I’ve struggled with this medication for over a decade, trying multiple times to get completely off , mostly without medical supervision. I’d been trying again (under the supervision of my current psychiatric nurse practitioner (NP) this time) and it hadn’t gone well. No catastrophe, but symptoms that worried me, Jim, and my therapist.

As I talked to Thomas two weeks ago, my question mirrored his earlier one: what meaning does this drug have to me? Why have I struggled so long to remove it from my life? I had promised my NP not to do anything until our next appointment in August and I assured my therapist I wouldn't. But after that, I really wanted to try, again, to taper off it.

Thomas looked thoughtful and said, “I’ve heard from my friends in recovery (a.k.a. Alcoholics Anonymous) that doing the same thing and expecting different results is…”

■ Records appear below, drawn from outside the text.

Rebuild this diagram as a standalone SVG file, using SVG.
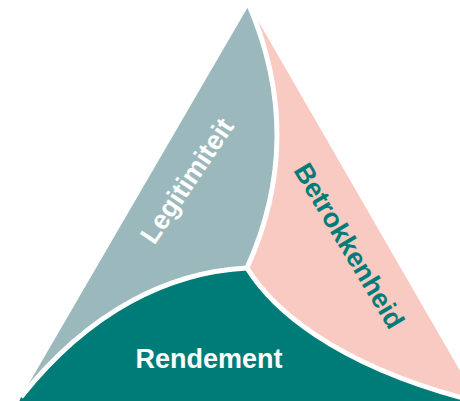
<svg xmlns="http://www.w3.org/2000/svg" width="460" height="401" viewBox="0 0 460 401">
<style>
.lbl{font-family:"Liberation Sans",Arial,sans-serif;font-weight:bold;font-size:27px;text-anchor:middle}
.gap{fill:none;stroke:#fff;stroke-width:5}
</style>
<rect width="460" height="401" fill="#fff"/>
<g id="legitimiteit">
<path d="M249,5 L21,397 C90,310 170,272 247,268 Q306,138 249,5 Z" fill="#9BB9BC"/>
<text class="lbl" fill="#fff" transform="translate(187,181) rotate(-56)" y="9">Legitimiteit</text>
</g>
<g id="rendement">
<path d="M21,397 C90,310 170,272 247,268 C270,305 330,365 478,402 L478,410 L16,410 Z" fill="#007C78"/>
<text class="lbl" fill="#fff" x="209" y="368">Rendement</text>
</g>
<g id="betrokkenheid">
<path d="M249,5 Q306,138 247,268 C270,305 330,365 478,402 Z" fill="#F8CAC1"/>
<text class="lbl" fill="#007C78" transform="translate(349,246) rotate(59)" y="9">Betrokkenheid</text>
</g>
<g id="connectors">
<path class="gap" d="M249,5 Q306,138 247,268"/>
<path class="gap" d="M247,268 C170,272 90,310 21,397"/>
<path class="gap" d="M247,268 C270,305 330,365 478,402"/>
</g>
</svg>
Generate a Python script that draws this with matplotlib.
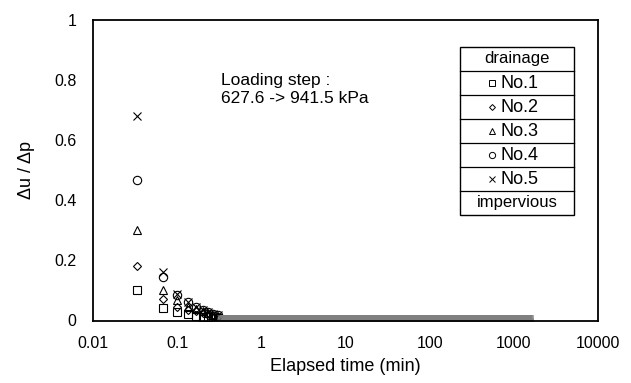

“Yeah, I know: the definition of insanity.”

That shook me: is my quest insanity? Could it literally lead to that state I've experienced three times in my adult life?  I brought the conversation up in a DBSA-Boston support meeting. I rarely say anything so revealing. Why do I chafe against it, I wondered aloud? Couldn't I just try again, tweak the experiment, get a different answer?

Lucy, a longtime friend, talked about the challenge of getting clarity. After the conversation had moved on to other topics, she circled back to say, with urgency in her voice, that a phrase kept coming into her mind: black-and-white thinking. That’s a cognitive distortion, a warped thinking pattern where one can’t see nuance, options, and different viewpoints and interpretations. Everything in life is simply black or white, on or off, virtuous or evil, Nothing in moderation.

This took me aback: was my thinking irrational? I respect her clarity and added her words to Thomas'. Was my quest to get off the drug dangerous? Couldn’t I just try it one more time? Tweak my procedure a bit and get a different result? Or had I made the definitive trial and found an undeniable need for the drug?

Do I need to SWIM!  (Stop Whining Instantly, Mary!)? I’ve been relatively stable for over ten years. The meds and therapy have kept me out of the hospital. I’ve been able to function, live a full life, even find joy and happiness. What is this impulse to cut back, to take none of this particular medication?

Is it insanity to try to taper down again? Can I find peace and clarity after 25 years of struggle against any and all psych meds?

I haven’t admitted this specific struggle to many. I wouldn’t have brought it up in the group except that I was confident that no one in the group would look to my example and stop taking their meds. I’m 63 years old. I present as a mature adult who has made peace with her circumstances. I’m not a reckless teenager, or am I?